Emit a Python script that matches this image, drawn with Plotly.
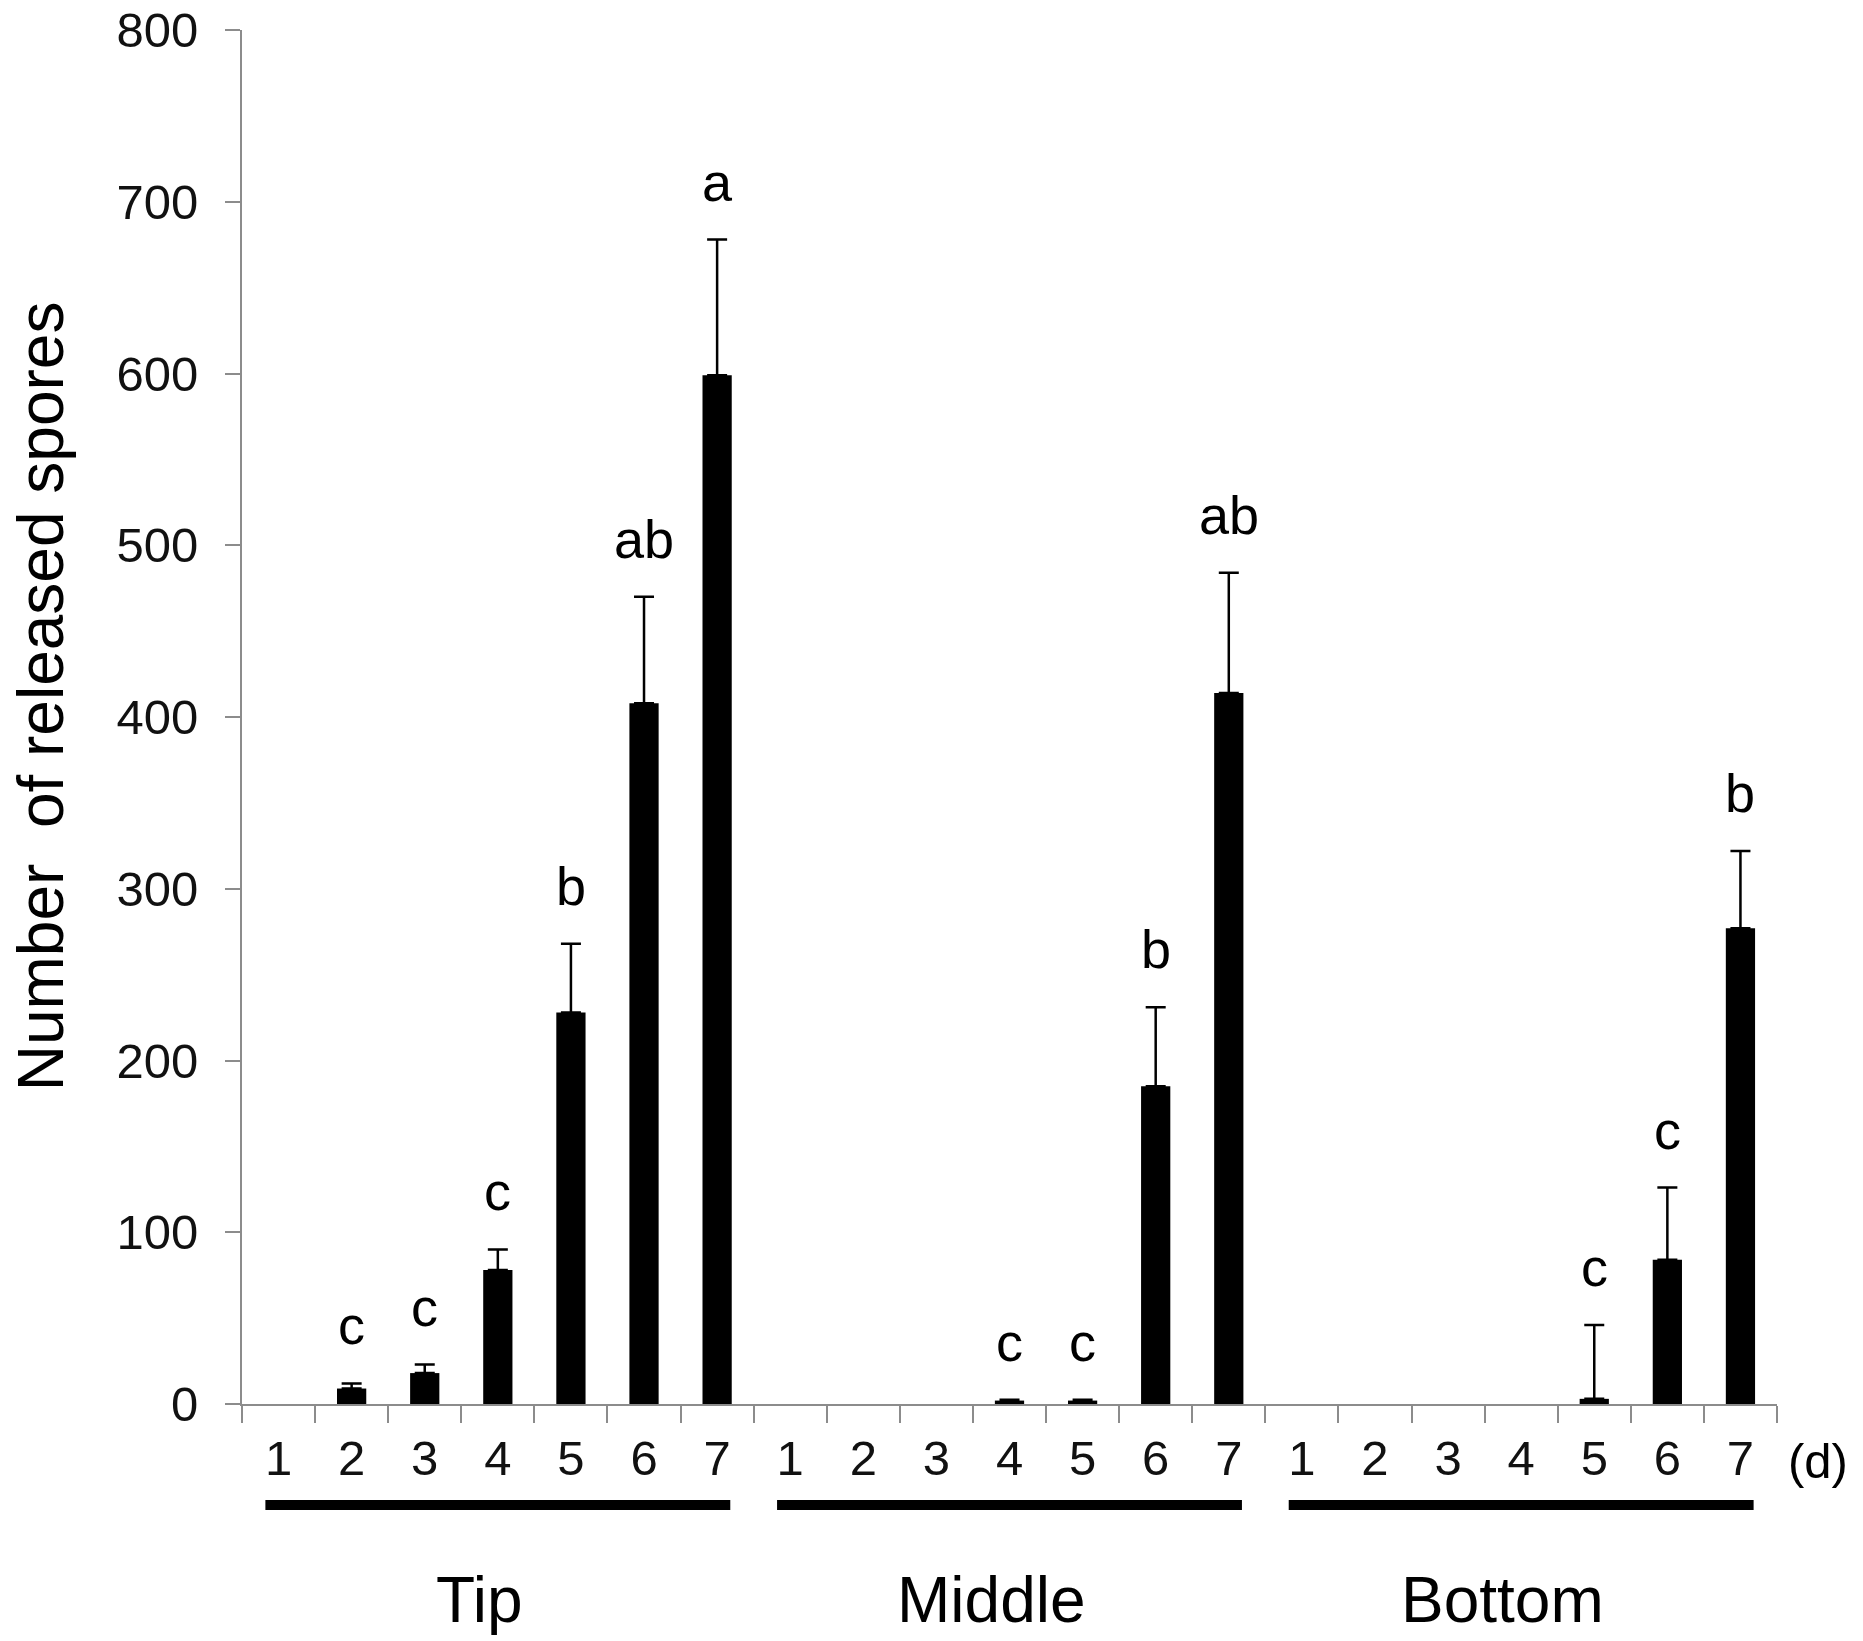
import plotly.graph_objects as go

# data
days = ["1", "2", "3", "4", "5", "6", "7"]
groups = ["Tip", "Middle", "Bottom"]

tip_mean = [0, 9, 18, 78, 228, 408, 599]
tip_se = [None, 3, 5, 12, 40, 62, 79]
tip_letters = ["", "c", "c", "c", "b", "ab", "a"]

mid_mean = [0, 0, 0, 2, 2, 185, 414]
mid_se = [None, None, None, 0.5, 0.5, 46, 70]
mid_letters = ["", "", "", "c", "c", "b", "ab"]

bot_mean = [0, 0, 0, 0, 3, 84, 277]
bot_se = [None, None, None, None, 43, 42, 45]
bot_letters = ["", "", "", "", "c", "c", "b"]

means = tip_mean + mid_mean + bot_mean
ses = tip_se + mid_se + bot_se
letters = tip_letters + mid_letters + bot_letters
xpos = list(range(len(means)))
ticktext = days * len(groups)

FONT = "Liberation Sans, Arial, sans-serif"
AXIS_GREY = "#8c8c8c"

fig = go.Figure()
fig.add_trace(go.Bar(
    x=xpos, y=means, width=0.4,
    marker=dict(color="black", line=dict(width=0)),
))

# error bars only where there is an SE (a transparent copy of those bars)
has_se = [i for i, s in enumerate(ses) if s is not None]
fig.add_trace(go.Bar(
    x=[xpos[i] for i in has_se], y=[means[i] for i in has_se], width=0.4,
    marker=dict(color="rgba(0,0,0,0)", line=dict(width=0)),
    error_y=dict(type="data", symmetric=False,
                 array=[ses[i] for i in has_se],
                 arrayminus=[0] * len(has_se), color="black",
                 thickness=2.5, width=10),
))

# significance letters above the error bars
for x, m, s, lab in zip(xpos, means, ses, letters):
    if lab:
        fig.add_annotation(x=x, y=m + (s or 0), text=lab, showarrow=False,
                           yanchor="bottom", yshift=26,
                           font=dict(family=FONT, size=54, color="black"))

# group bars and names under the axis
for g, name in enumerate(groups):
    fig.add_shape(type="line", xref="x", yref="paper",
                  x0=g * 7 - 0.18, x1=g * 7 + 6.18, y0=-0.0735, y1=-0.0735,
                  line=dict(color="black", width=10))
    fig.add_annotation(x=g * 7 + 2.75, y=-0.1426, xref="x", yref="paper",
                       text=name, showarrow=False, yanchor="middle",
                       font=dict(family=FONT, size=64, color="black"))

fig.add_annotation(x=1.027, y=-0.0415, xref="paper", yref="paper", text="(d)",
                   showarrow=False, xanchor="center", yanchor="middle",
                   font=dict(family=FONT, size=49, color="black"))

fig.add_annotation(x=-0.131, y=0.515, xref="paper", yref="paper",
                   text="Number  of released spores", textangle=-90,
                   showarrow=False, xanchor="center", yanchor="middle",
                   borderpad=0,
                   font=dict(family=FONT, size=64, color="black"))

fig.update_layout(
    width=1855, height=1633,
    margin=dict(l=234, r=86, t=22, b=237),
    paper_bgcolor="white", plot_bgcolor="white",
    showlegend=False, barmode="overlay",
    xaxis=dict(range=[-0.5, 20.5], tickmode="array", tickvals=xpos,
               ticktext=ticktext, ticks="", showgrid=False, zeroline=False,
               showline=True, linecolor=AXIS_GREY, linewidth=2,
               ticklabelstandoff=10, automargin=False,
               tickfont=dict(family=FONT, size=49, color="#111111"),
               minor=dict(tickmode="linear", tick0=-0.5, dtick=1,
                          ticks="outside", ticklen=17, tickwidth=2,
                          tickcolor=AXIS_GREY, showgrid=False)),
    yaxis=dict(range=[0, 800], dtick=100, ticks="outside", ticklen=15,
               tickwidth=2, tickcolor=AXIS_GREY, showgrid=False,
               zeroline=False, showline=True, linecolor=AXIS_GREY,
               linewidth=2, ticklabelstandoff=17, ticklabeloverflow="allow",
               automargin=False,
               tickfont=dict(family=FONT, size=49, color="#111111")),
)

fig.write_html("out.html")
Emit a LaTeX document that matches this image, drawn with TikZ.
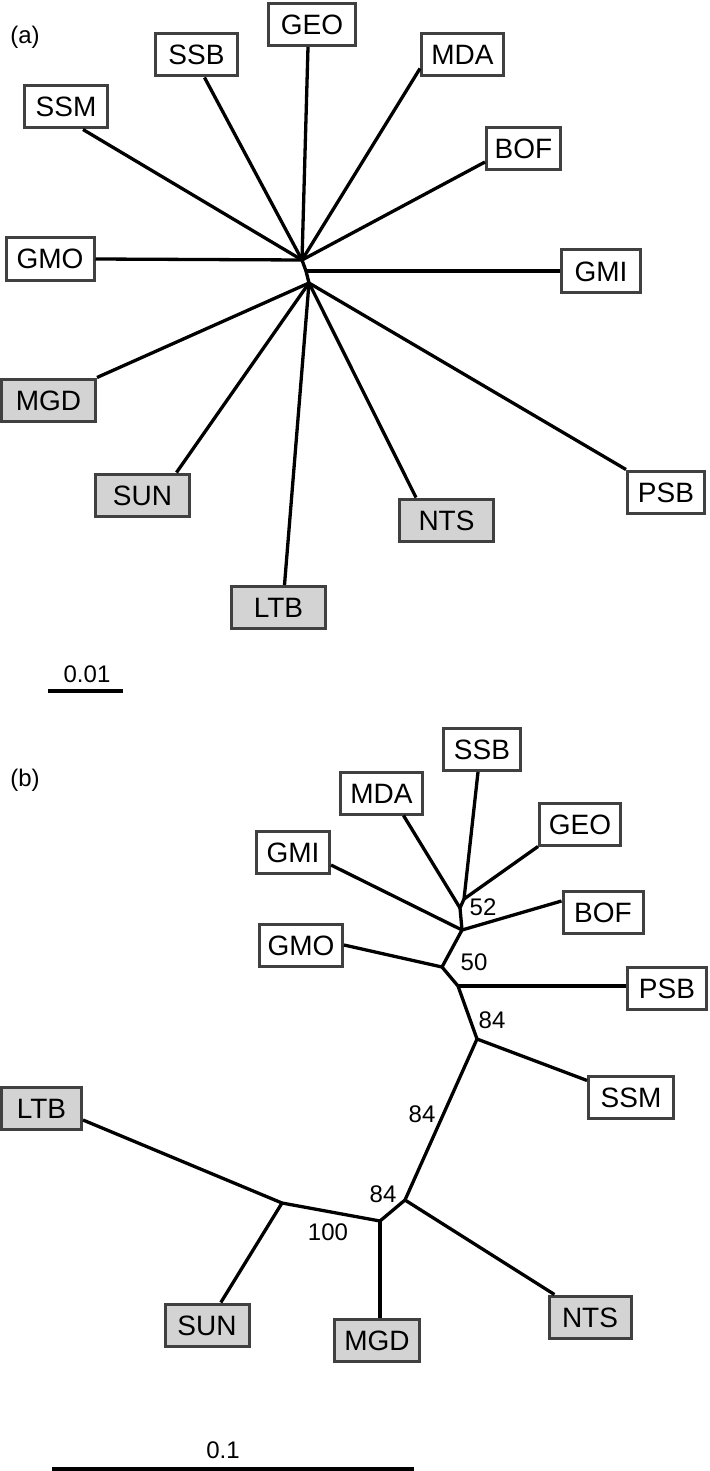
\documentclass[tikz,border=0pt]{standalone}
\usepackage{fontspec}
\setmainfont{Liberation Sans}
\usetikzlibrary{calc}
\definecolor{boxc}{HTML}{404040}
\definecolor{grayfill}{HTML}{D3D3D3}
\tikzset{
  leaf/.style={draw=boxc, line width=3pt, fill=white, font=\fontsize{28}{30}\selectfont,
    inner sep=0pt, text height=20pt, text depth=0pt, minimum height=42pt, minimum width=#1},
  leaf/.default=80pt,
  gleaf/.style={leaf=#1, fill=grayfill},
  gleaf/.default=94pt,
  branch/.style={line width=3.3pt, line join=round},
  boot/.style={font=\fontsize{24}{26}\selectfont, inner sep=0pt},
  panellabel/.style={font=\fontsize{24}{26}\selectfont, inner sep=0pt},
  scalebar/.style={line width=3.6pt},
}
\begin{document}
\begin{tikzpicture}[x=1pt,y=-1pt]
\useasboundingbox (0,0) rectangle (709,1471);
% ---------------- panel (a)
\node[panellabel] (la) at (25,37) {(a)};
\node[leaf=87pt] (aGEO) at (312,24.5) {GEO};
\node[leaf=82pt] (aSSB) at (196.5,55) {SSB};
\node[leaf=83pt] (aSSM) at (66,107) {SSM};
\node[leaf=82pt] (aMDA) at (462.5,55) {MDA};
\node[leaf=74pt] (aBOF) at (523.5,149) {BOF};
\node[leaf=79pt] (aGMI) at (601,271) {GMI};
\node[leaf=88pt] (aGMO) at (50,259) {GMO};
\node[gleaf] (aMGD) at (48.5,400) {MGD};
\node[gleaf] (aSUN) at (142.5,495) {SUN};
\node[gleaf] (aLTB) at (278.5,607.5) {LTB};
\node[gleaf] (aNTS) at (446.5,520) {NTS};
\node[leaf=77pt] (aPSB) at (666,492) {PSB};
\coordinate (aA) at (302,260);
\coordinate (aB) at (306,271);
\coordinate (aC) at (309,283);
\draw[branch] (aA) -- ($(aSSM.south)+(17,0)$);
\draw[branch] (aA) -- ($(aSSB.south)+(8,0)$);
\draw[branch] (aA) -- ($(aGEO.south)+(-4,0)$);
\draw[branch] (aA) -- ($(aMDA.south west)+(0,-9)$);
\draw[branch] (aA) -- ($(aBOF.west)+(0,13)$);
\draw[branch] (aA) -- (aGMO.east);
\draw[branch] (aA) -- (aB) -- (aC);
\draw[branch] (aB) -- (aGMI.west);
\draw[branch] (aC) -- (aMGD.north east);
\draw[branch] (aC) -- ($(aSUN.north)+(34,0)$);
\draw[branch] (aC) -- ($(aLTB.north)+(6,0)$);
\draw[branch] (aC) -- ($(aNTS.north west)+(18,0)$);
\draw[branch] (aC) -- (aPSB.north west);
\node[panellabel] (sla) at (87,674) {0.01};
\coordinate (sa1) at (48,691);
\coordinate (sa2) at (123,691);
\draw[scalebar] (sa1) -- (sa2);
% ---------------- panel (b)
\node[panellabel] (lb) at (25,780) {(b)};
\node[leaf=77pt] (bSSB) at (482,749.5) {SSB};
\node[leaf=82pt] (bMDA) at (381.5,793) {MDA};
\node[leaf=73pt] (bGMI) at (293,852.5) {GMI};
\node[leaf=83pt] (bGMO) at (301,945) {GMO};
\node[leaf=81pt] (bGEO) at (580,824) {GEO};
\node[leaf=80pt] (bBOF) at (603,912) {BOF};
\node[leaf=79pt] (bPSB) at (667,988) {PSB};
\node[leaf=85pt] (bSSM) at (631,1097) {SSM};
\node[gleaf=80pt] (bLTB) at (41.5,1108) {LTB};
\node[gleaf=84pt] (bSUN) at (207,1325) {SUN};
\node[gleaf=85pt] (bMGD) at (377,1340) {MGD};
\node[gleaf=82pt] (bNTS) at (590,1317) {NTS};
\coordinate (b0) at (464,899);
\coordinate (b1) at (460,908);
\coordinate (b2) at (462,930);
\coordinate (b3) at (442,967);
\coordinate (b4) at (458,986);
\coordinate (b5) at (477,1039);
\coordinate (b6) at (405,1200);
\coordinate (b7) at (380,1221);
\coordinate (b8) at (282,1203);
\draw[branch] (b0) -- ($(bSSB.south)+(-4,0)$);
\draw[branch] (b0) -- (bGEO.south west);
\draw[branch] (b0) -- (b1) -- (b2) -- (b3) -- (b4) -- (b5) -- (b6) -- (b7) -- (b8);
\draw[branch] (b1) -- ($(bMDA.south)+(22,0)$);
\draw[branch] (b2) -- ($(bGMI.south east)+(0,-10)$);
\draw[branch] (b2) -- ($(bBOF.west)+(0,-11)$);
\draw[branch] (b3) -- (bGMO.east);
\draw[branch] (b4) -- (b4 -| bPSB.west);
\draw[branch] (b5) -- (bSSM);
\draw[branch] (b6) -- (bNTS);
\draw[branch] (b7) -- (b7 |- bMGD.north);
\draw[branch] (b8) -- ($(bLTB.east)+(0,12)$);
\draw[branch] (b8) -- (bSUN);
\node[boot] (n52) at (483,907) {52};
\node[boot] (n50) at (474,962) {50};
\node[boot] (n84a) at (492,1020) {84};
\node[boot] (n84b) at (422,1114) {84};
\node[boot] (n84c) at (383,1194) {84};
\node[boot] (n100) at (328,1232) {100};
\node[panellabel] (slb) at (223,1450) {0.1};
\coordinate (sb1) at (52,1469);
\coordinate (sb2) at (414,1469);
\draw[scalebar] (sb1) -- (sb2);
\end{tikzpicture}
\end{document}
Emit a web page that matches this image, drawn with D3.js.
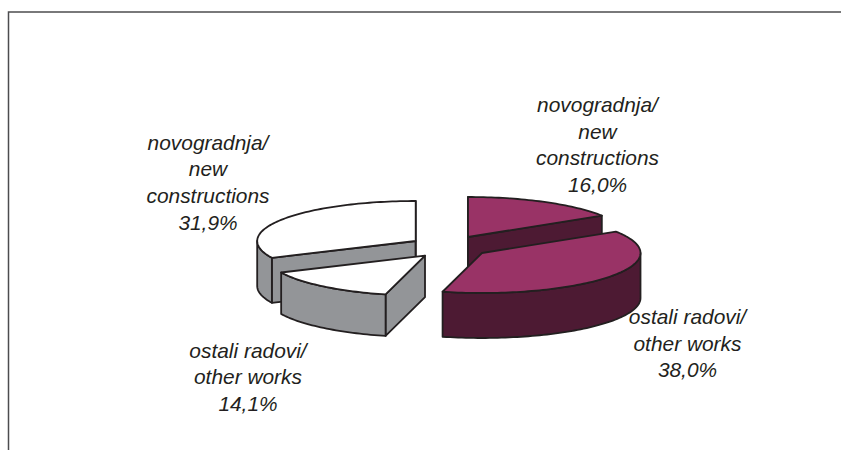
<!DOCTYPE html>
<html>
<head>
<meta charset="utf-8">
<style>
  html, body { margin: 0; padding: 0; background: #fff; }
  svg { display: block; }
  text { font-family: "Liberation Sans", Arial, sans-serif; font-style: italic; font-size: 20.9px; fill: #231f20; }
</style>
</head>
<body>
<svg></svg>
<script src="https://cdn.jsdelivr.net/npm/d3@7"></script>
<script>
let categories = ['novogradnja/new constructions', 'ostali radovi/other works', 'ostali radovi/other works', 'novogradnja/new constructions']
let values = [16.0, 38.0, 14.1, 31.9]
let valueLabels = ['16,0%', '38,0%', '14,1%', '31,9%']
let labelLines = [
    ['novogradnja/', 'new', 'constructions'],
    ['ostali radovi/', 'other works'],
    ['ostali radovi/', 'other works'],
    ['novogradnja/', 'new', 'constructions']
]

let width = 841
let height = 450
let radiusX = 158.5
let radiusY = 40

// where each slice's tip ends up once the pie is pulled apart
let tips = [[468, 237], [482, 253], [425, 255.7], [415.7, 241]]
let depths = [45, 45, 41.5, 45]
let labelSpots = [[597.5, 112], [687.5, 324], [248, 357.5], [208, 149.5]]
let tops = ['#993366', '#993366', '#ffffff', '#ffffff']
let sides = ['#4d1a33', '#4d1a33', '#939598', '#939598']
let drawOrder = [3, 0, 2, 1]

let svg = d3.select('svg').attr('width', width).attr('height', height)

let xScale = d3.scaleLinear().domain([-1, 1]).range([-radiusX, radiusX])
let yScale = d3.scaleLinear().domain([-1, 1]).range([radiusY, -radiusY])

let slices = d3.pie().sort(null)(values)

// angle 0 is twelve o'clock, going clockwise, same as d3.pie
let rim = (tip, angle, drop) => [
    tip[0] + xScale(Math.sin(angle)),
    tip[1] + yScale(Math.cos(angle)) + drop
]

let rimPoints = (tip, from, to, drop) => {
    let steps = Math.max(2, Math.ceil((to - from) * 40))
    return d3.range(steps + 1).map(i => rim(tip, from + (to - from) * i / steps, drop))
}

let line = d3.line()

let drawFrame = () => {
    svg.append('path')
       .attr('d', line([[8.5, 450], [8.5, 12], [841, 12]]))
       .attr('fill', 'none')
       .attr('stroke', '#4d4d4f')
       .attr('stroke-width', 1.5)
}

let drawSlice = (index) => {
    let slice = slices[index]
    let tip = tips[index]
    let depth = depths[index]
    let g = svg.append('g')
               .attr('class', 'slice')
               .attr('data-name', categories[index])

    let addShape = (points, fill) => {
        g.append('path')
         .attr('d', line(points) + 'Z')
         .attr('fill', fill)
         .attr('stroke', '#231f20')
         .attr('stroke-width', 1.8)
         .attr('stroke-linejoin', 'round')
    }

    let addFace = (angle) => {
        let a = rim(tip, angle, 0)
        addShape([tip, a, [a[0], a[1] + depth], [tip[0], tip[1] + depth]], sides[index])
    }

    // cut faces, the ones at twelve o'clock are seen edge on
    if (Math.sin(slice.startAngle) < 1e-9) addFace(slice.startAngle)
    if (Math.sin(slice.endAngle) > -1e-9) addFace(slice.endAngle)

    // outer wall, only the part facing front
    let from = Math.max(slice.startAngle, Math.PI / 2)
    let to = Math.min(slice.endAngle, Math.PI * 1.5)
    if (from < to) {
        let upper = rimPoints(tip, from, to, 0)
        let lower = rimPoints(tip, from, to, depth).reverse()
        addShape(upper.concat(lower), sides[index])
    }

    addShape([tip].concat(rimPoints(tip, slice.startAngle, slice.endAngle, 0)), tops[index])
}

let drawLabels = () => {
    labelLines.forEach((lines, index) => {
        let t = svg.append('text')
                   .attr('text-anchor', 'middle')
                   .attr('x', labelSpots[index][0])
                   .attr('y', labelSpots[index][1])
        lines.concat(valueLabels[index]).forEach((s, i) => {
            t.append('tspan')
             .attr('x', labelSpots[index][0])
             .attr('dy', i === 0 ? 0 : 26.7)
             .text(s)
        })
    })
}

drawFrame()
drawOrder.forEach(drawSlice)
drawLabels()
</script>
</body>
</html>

• • • • •

Pick every line with "script" in it and copy it.

Emit a Python script that matches this image, drawn with Plotly.
<script src="https://cdn.jsdelivr.net/npm/d3@7"></script>
<script>
</script>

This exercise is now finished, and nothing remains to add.